Yes, yes I hear you totally. It's something I'm drawn to, this idea that the 
problem isn't the other persons. Certainly the other way of looking at things 
isn't helpful.
 
Rose

--- On Tue, 10/5/10, billsm...@hhs1963.org <billsm...@hhs1963.org> wrote:


From: billsm...@hhs1963.org <billsm...@hhs1963.org>
Subject: RE: [Zen] 'Having a problem with somebody' - Bill, et al
To: Zen_Forum@yahoogroups.com
Date: Tuesday, October 5, 2010, 9:41 AM


  





Rose,
When I said that, I didn’t mean anything deep and significant.
What I meant was, when you have a problem with [fill-in-the-blank], that’s YOUR 
problem.  You can blame it on the object of your unease, but most of the time 
you can’t control the object, whether it be another person or a even a thing or 
situation – you can only control yourself and your reaction or relationship to 
that object.
In the personal case you shared with us you can’t really control your 
ex-husband, but you can talk with him about your unease in the situations you 
described.  It doesn’t really matter then what HE does.  He might agree to 
notify you ahead of time if he needs to go out-of-town.  He might tell you to 
stick it up your ass.  Unless you have a legal recourse (like you have a real 
fear your child is being neglected and in danger) there’s just nothing you can 
do about the situation.  It’s YOUR problem.  It’s not HIS problem and hopefully 
won’t become your child’s problem like it sounds like it’s already become your 
ex-mother-in-law’s problem.
…Bill!    
 



From: Zen_Forum@yahoogroups.com [mailto:zen_fo...@yahoogroups.com] On Behalf Of 
things_rose
Sent: Tuesday, October 05, 2010 12:12 AM
To: Zen_Forum@yahoogroups.com
Subject: [Zen] 'Having a problem with somebody' - Bill, et al
 
  



Hi Bill and Group

Bill, in a previous post to DP you said something about when one has a problem 
with someone, it is never theirs it's always yours.
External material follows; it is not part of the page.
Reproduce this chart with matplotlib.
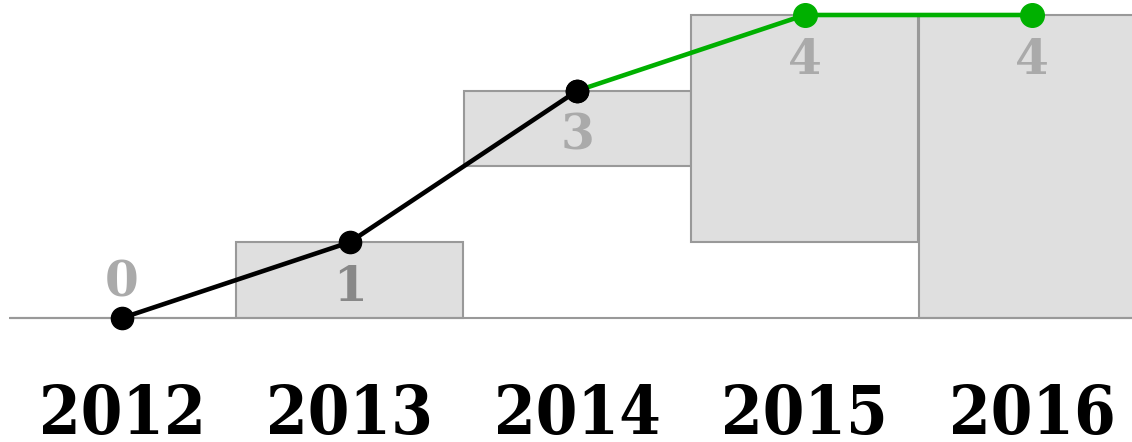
import matplotlib
matplotlib.use('Agg')
import matplotlib.pyplot as plt
import numpy as np

# data
years = ['2012', '2013', '2014', '2015', '2016']
values = [0, 1, 3, 4, 4]
box_bottom = [0, 0, 2, 1, 0]
label_colors = ['#aaaaaa', '#888888', '#aaaaaa', '#aaaaaa', '#aaaaaa']
split_index = 2  # line turns green after 2014

fig = plt.figure(figsize=(11.32, 4.42), dpi=100)
ax = fig.add_axes([0, 0, 1, 1])
step = 227.6
ax.set_xlim(-122 / step, (1132 - 122) / step)
ax.set_ylim(-1.637, 4.198)
ax.axis('off')

x = np.arange(len(years))

# gray boxes between previous level and current value
heights = np.array(values) - np.array(box_bottom)
ax.bar(x, heights, bottom=box_bottom, width=0.997, color='#dfdfdf',
       edgecolor='#999999', linewidth=1.5, zorder=1)

# baseline
ax.hlines(0, -0.49, x[-1] + 0.5, color='#999999', linewidth=1.5, zorder=2)

# value labels
for xi, v, c in zip(x, values, label_colors):
    ly = v - 0.6 if v > 0 else 0.46
    ax.text(xi, ly, str(v), ha='center', va='center',
            fontsize=35, fontweight='bold', family='DejaVu Serif', color=c, zorder=3)

# line: black then green
ax.plot(x[:split_index + 1], values[:split_index + 1], color='black', linewidth=3.3,
        marker='o', markersize=16, zorder=4)
ax.plot(x[split_index:], values[split_index:], color='#00b000', linewidth=3.3, zorder=4)
ax.plot(x[split_index + 1:], values[split_index + 1:], 'o', color='#00b000',
        markersize=17, zorder=5)
ax.plot(x[split_index], values[split_index], 'o', color='black', markersize=16, zorder=6)

# year labels
for xi, yr in zip(x, years):
    ax.text(xi, -1.53, yr, ha='center', va='baseline', fontsize=48,
            fontweight='bold', family='DejaVu Serif', fontstretch='condensed')

fig.savefig('out.png', dpi=100)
This is something that I 
have previously found VERY intruiging. I've investigated it recently in my own 
life, to a greater or lesser degree. I seem to be able to *manage* it with 
small issues, but with big issues...wow, it's difficult. Could you say more 
about it? What I'd really like is get some real life (possibly extreme?) 
examples of how this has worked out (peace of mind) for you maybe, or for 
others. To my western mind, the idea that *it* is not the other persons 
fault/problem is kinda counterintuitive. But I can see the potential for peace 
of mind in getting out of this particular habit of mind.

This has been swimming around in my brain for days now, so anyone, if you have 
any thoughts, that'd be great! And I don't really mean just soundbites and 
corny one liners, I mean actual examples from your life.